32. The second instant of nature follows, when the divine intellect and will are compared to another object, a secondary one. And because in this instant the object is not intelligible of itself but becomes actually intelligible through the intellect and will [n.29] - therefore it does not have being in the divine memory as it is memory, but is produced into the being of object by an act of intelligence (just as second intentions are produced in us by intelligence and are not in memory as it is memory); and whether too these objects be posited as having being through the memory or as being produced in known being by the intelligence, at any rate both memory and intelligence exist in the three persons prior in nature to these objects having being in the memory or intelligence - and so, insofar as memory or intelligence is in the three persons, it is the reason for producing the objects in their being as objects. The Word, therefore, is not produced by first production from a stone as it is in the memory of the Father, because either a stone does not have being in the Father’s memory as this memory is the principle of producing the Word, or, if a stone does have being in the memory, it does not have it naturally before memory is understood to be in the three persons.
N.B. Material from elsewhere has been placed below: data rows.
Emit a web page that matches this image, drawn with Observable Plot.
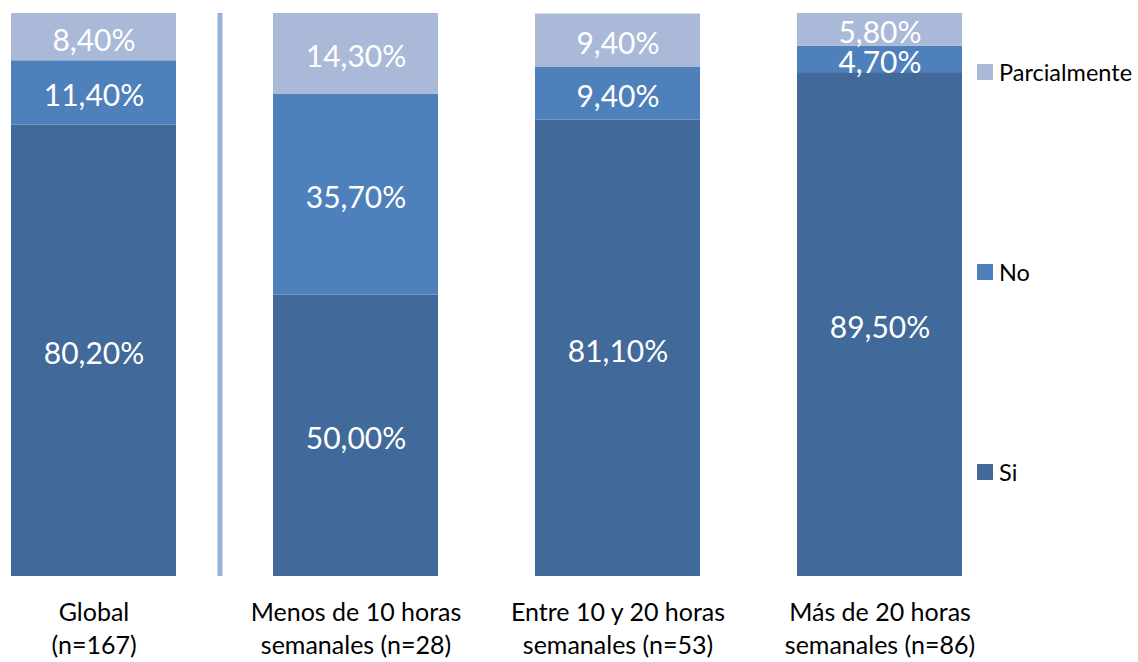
<!DOCTYPE html>
<html>
<head>
<meta charset="utf-8">
<script src="https://cdn.jsdelivr.net/npm/d3@7"></script>
<script src="https://cdn.jsdelivr.net/npm/@observablehq/plot@0.6"></script>
<style>
  html, body { margin: 0; padding: 0; background: #fff; }
  #wrap { position: relative; width: 1138px; height: 662px; font-family: Lato, "Open Sans", sans-serif; }
  #legend { position: absolute; left: 977px; top: 59px; }
  .item { display: flex; align-items: center; height: 26px; margin-bottom: 174px; font-size: 23.5px; color: #000; }
  .sw { width: 16px; height: 16px; margin-right: 6px; }
</style>
</head>
<body>
<div id="wrap"></div>
<script>
const categories = ["Global", "Menos de 10 horas", "Entre 10 y 20 horas", "Más de 20 horas"];
const tickLabels = ["Global\n(n=167)", "Menos de 10 horas\nsemanales (n=28)", "Entre 10 y 20 horas\nsemanales (n=53)", "Más de 20 horas\nsemanales (n=86)"];
const series = ["Si", "No", "Parcialmente"];
const siValues = [80.2, 50.0, 81.1, 89.5];
const noValues = [11.4, 35.7, 9.4, 4.7];
const parcialValues = [8.4, 14.3, 9.4, 5.8];
const colors = ["#416A9A", "#4E80BC", "#A9B9D7"];
const separatorColor = "#95B3D7";

const valuesBySeries = [siValues, noValues, parcialValues];
const data = [];
series.forEach((s, si) => categories.forEach((c, ci) => data.push({category: c, series: s, value: valuesBySeries[si][ci]})));

const fmt = v => v.toFixed(2).replace(".", ",") + "%";
const labelOf = Object.fromEntries(categories.map((c, i) => [c, tickLabels[i]]));

const W = 1138, H = 662, mL = 10, mR = 176, pad = 0.3714;
const step = (W - mL - mR) / (categories.length - pad);

const chart = Plot.plot({
  width: W,
  height: H,
  marginTop: 13,
  marginBottom: 86,
  marginLeft: mL,
  marginRight: mR,
  style: {fontFamily: "Lato, 'Open Sans', sans-serif", background: "#fff", overflow: "visible"},
  x: {domain: categories, paddingInner: pad, paddingOuter: 0, label: null},
  y: {domain: [0, 100], axis: null},
  color: {domain: series, range: colors},
  marks: [
    Plot.ruleX([categories[0]], {x: d => d, y1: 0, y2: 100, stroke: separatorColor, strokeWidth: 5, dx: step * 0.48}),
    Plot.barY(data, {x: "category", y: "value", fill: "series", order: series}),
    Plot.text(data, Plot.stackY({x: "category", y: "value", z: "series", order: series, text: d => fmt(d.value), fill: "white", fontSize: 30, dy: 4})),
    Plot.axisX({tickSize: 0, tickPadding: 21, fontSize: 25, lineHeight: 1.32, tickFormat: c => labelOf[c], fill: "#000", label: null})
  ]
});
document.getElementById("wrap").appendChild(chart);

const legend = document.createElement("div");
legend.id = "legend";
[...series].reverse().forEach((s) => {
  const item = document.createElement("div");
  item.className = "item";
  const sw = document.createElement("div");
  sw.className = "sw";
  sw.style.background = colors[series.indexOf(s)];
  const t = document.createElement("span");
  t.textContent = s;
  item.appendChild(sw);
  item.appendChild(t);
  legend.appendChild(item);
});
document.getElementById("wrap").appendChild(legend);
</script>
</body>
</html>
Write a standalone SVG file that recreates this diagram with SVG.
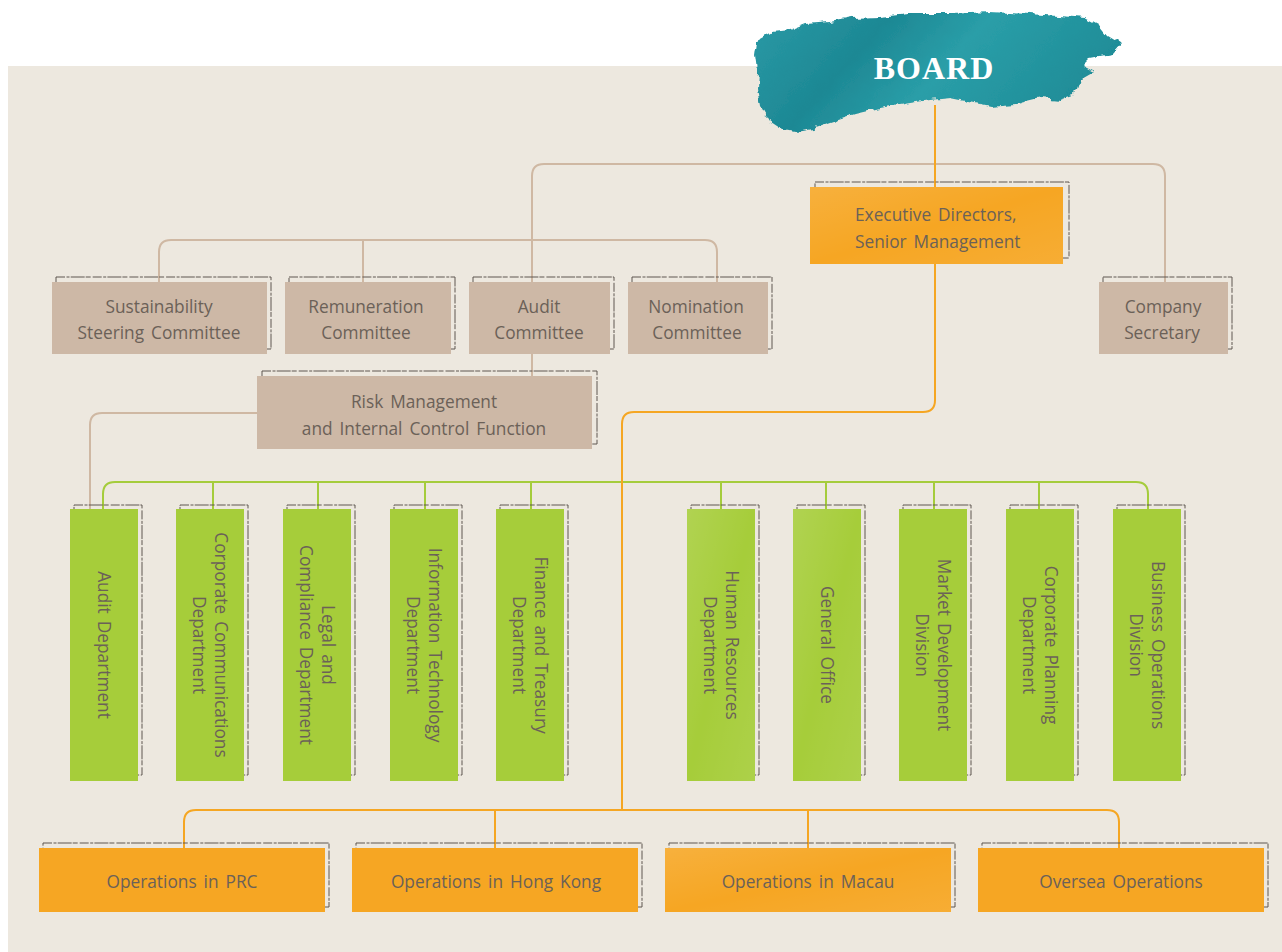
<svg xmlns="http://www.w3.org/2000/svg" width="1282" height="952" viewBox="0 0 1282 952">
<defs>
<style>
.t{font-family:"Open Sans","Noto Sans","DejaVu Sans",sans-serif;font-size:17.3px;word-spacing:2.5px;fill:#6b6158;text-anchor:middle;dominant-baseline:central}
.dash{fill:none;stroke:#5f5751;stroke-width:1;stroke-dasharray:9 1.5 3 1.2 14 1 5 2}
.tan{fill:#cdb8a6}
.grn{fill:#a6cd3a}
.org{fill:#f6a623}
.ctan{fill:none;stroke:#cfb8a3;stroke-width:2}
.corg{fill:none;stroke:#f5a623;stroke-width:2}
.cgrn{fill:none;stroke:#a5cc3c;stroke-width:2}
</style>
<filter id="rough" x="-5%" y="-20%" width="110%" height="140%">
<feTurbulence type="fractalNoise" baseFrequency="0.08" numOctaves="3" seed="3"/>
<feDisplacementMap in="SourceGraphic" scale="9" xChannelSelector="R" yChannelSelector="G"/>
</filter>
<linearGradient id="teal" x1="0" y1="0" x2="1" y2="0.3">
<stop offset="0" stop-color="#2a9aa6"/>
<stop offset="0.35" stop-color="#1d8894"/>
<stop offset="0.6" stop-color="#2a9ea8"/>
<stop offset="1" stop-color="#1f8d98"/>
</linearGradient>
<linearGradient id="sheen" x1="0" y1="0" x2="1" y2="1">
<stop offset="0" stop-color="#ffffff" stop-opacity="0.12"/>
<stop offset="0.5" stop-color="#ffffff" stop-opacity="0"/>
<stop offset="1" stop-color="#ffffff" stop-opacity="0.08"/>
</linearGradient>
</defs>
<rect x="0" y="0" width="1282" height="952" fill="#ffffff"/>
<rect x="8" y="66" width="1274" height="886" fill="#ede8df"/>

<g id="connectors">
<path class="ctan" d="M532,282 V176 Q532,164 544,164 H1153 Q1165,164 1165,176 V282"/>
<path class="ctan" d="M159,282 V252 Q159,240 171,240 H705 Q717,240 717,252 V282"/>
<path class="ctan" d="M363,240 V282"/>
<path class="ctan" d="M532,354 V376"/>
<path class="ctan" d="M257,413 H102 Q90,413 90,425 V509"/>
<path class="cgrn" d="M103,509 V494 Q103,482 115,482 H1136 Q1148,482 1148,494 V509"/>
<path class="cgrn" d="M213,482 V509 M318,482 V509 M425,482 V509 M531,482 V509 M721,482 V509 M826,482 V509 M934,482 V509 M1039,482 V509"/>
<path class="corg" d="M935,105 V187"/>
<path class="corg" d="M935,264 V400 Q935,412 923,412 H634 Q622,412 622,424 V810"/>
<path class="corg" d="M184,848 V822 Q184,810 196,810 H1107 Q1119,810 1119,822 V848"/>
<path class="corg" d="M495,810 V848 M808,810 V848"/>
</g>

<g id="board">
<path filter="url(#rough)" fill="url(#teal)" d="M758,40 L772,32 L790,30 L805,24 L830,22 L850,18 L880,17 L910,14 L950,14 L990,12 L1030,14 L1060,16 L1085,18 L1100,26 L1108,36 L1121,44 L1112,54 L1090,58 L1082,66 L1094,72 L1080,80 L1075,95 L1060,100 L1040,98 L1015,104 L990,106 L970,102 L950,98 L930,100 L905,104 L880,108 L855,114 L830,122 L812,128 L795,131 L780,128 L768,120 L760,106 L757,88 L758,70 L756,55 Z"/>
<text x="934" y="79" font-family="'Liberation Serif','DejaVu Serif',serif" font-weight="bold" font-size="32" letter-spacing="1" fill="#ffffff" text-anchor="middle">BOARD</text>
</g>

<g id="exec">
<rect class="dash" x="815" y="182" width="254" height="76"/>
<rect class="org" x="810" y="187" width="253" height="77"/>
<rect fill="url(#sheen)" x="810" y="187" width="253" height="77"/>
<text class="t" x="855" y="214" style="text-anchor:start">Executive Directors,</text>
<text class="t" x="855" y="241" style="text-anchor:start">Senior Management</text>
</g>

<g id="sustainability">
<rect class="dash" x="56" y="277" width="215" height="72"/>
<rect class="tan" x="52" y="282" width="215" height="72"/>
<text class="t" x="159" y="306">Sustainability</text>
<text class="t" x="159" y="332">Steering Committee</text>
</g>
<g id="remuneration">
<rect class="dash" x="289" y="277" width="166" height="72"/>
<rect class="tan" x="285" y="282" width="166" height="72"/>
<text class="t" x="366" y="306">Remuneration</text>
<text class="t" x="366" y="332">Committee</text>
</g>
<g id="audit-committee">
<rect class="dash" x="473" y="277" width="141" height="72"/>
<rect class="tan" x="469" y="282" width="141" height="72"/>
<text class="t" x="539" y="306">Audit</text>
<text class="t" x="539" y="332">Committee</text>
</g>
<g id="nomination">
<rect class="dash" x="632" y="277" width="140" height="72"/>
<rect class="tan" x="628" y="282" width="140" height="72"/>
<text class="t" x="696" y="306">Nomination</text>
<text class="t" x="697" y="332">Committee</text>
</g>
<g id="company-secretary">
<rect class="dash" x="1103" y="277" width="129" height="72"/>
<rect class="tan" x="1099" y="282" width="129" height="72"/>
<text class="t" x="1163" y="306">Company</text>
<text class="t" x="1162" y="332">Secretary</text>
</g>
<g id="risk">
<rect class="dash" x="262" y="371" width="335" height="73"/>
<rect class="tan" x="257" y="376" width="335" height="73"/>
<text class="t" x="424" y="401">Risk Management</text>
<text class="t" x="424" y="428">and Internal Control Function</text>
</g>

<g id="audit-dept">
<rect class="dash" x="74" y="505" width="68" height="270"/>
<rect class="grn" x="70" y="509" width="68" height="272"/>
<g transform="translate(104,645) rotate(90)"><text class="t" x="0" y="0">Audit Department</text></g>
</g>
<g id="corp-comm">
<rect class="dash" x="180" y="505" width="68" height="270"/>
<rect class="grn" x="176" y="509" width="68" height="272"/>
<g transform="translate(210,645) rotate(90)"><text class="t" x="0" y="-11">Corporate Communications</text><text class="t" x="0" y="11">Department</text></g>
</g>
<g id="legal">
<rect class="dash" x="287" y="505" width="68" height="270"/>
<rect class="grn" x="283" y="509" width="68" height="272"/>
<g transform="translate(317,645) rotate(90)"><text class="t" x="0" y="-11">Legal and</text><text class="t" x="0" y="11">Compliance Department</text></g>
</g>
<g id="it">
<rect class="dash" x="394" y="505" width="68" height="270"/>
<rect class="grn" x="390" y="509" width="68" height="272"/>
<g transform="translate(424,645) rotate(90)"><text class="t" x="0" y="-11">Information Technology</text><text class="t" x="0" y="11">Department</text></g>
</g>
<g id="finance">
<rect class="dash" x="500" y="505" width="68" height="270"/>
<rect class="grn" x="496" y="509" width="68" height="272"/>
<g transform="translate(530,645) rotate(90)"><text class="t" x="0" y="-11">Finance and Treasury</text><text class="t" x="0" y="11">Department</text></g>
</g>
<g id="hr">
<rect class="dash" x="691" y="505" width="68" height="270"/>
<rect class="grn" x="687" y="509" width="68" height="272"/>
<rect fill="url(#sheen)" x="687" y="509" width="68" height="272"/>
<g transform="translate(721,645) rotate(90)"><text class="t" x="0" y="-11">Human Resources</text><text class="t" x="0" y="11">Department</text></g>
</g>
<g id="general-office">
<rect class="dash" x="797" y="505" width="68" height="270"/>
<rect class="grn" x="793" y="509" width="68" height="272"/>
<rect fill="url(#sheen)" x="793" y="509" width="68" height="272"/>
<g transform="translate(827,645) rotate(90)"><text class="t" x="0" y="0">General Office</text></g>
</g>
<g id="market-dev">
<rect class="dash" x="903" y="505" width="68" height="270"/>
<rect class="grn" x="899" y="509" width="68" height="272"/>
<g transform="translate(933,645) rotate(90)"><text class="t" x="0" y="-11">Market Development</text><text class="t" x="0" y="11">Division</text></g>
</g>
<g id="corp-planning">
<rect class="dash" x="1010" y="505" width="68" height="270"/>
<rect class="grn" x="1006" y="509" width="68" height="272"/>
<g transform="translate(1040,645) rotate(90)"><text class="t" x="0" y="-11">Corporate Planning</text><text class="t" x="0" y="11">Department</text></g>
</g>
<g id="business-ops">
<rect class="dash" x="1117" y="505" width="68" height="270"/>
<rect class="grn" x="1113" y="509" width="68" height="272"/>
<g transform="translate(1147,645) rotate(90)"><text class="t" x="0" y="-11">Business Operations</text><text class="t" x="0" y="11">Division</text></g>
</g>

<g id="ops-prc">
<rect class="dash" x="43" y="843" width="286" height="64"/>
<rect class="org" x="39" y="848" width="286" height="64"/>
<text class="t" x="182" y="881">Operations in PRC</text>
</g>
<g id="ops-hk">
<rect class="dash" x="356" y="843" width="286" height="64"/>
<rect class="org" x="352" y="848" width="286" height="64"/>
<text class="t" x="496" y="881">Operations in Hong Kong</text>
</g>
<g id="ops-macau">
<rect class="dash" x="669" y="843" width="286" height="64"/>
<rect class="org" x="665" y="848" width="286" height="64"/>
<rect fill="url(#sheen)" x="665" y="848" width="286" height="64"/>
<text class="t" x="808" y="881">Operations in Macau</text>
</g>
<g id="ops-oversea">
<rect class="dash" x="982" y="843" width="286" height="64"/>
<rect class="org" x="978" y="848" width="286" height="64"/>
<text class="t" x="1121" y="881">Oversea Operations</text>
</g>
</svg>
And in this way can it be proved that causality with respect to causable creatures in known being is necessarily in the three persons, as was proved in the second reason for the first article [n.18], and this reason is equally valid for this second article.a

a.a [Interpolated note] About the remark that ‘it is produced by act of intelligence’ [n.32] there is a doubt, because at least it does not exist as formally intelligible in an act of intelligence, although it is there produced by action of memory and not of intelligence. - An example about second intentions is perhaps not similar, because a comparison with an object made by the intellect seems only to be a comparison with the considering intellect as cause, and an absolute object that is shown to the intellect by virtue of another object existing excellently in memory is not like this; a second intention is not made to be actually understood by virtue of the thing that shines forth in memory in the way this stone is made to be understood by virtue of the divine essence shining forth in God’s memory; for take away the comparing act [sc. of the human intellect thinking a second intention] and posit only absolute acts in some way or other, and the stone will be known, but a second intention without a comparing act will never be. Likewise, a second intention is made in its true being and not in known being, therefore it exists before it is known because it is known by a reflex act; a stone is not made in its being save only in diminished way, and so it is known -and by a direct act - before it exists. See on this 1 d.10 n.41, because memory is a principle productive of knowledge of an object shining forth in memory not only formally but also virtually, and so the object exists formally first in produced knowledge, or more or less.

33. However, in the second instant of nature there can be assigned a certain order of origin, because the Father understands stone first in origin before the Son does, because the Father understands stone from himself while the Son not from himself but gets this from the Father, and the Holy Spirit from the Father and the Son; but this second order of origin is not origination simply, namely that by which the divine persons are produced in being of nature simply, but is as it were origination in a certain respect, consequent to the persons already produced.

34. An example of this in creatures: if there is an origin of Socrates from Plato per se in humanity, the order of origin in them in having humanity is the first order of origin simply, but the order of them in having the capacity to laugh is a different order of origin, in a certain respect as it were - because just as in the first instant of nature Socrates has humanity from Plato, so in the second instant he has the capacity to laugh from him; and if both naturally had humanity before the capacity to laugh was produced, both would together cause the capacity, and yet one would have from another the fact that they caused it.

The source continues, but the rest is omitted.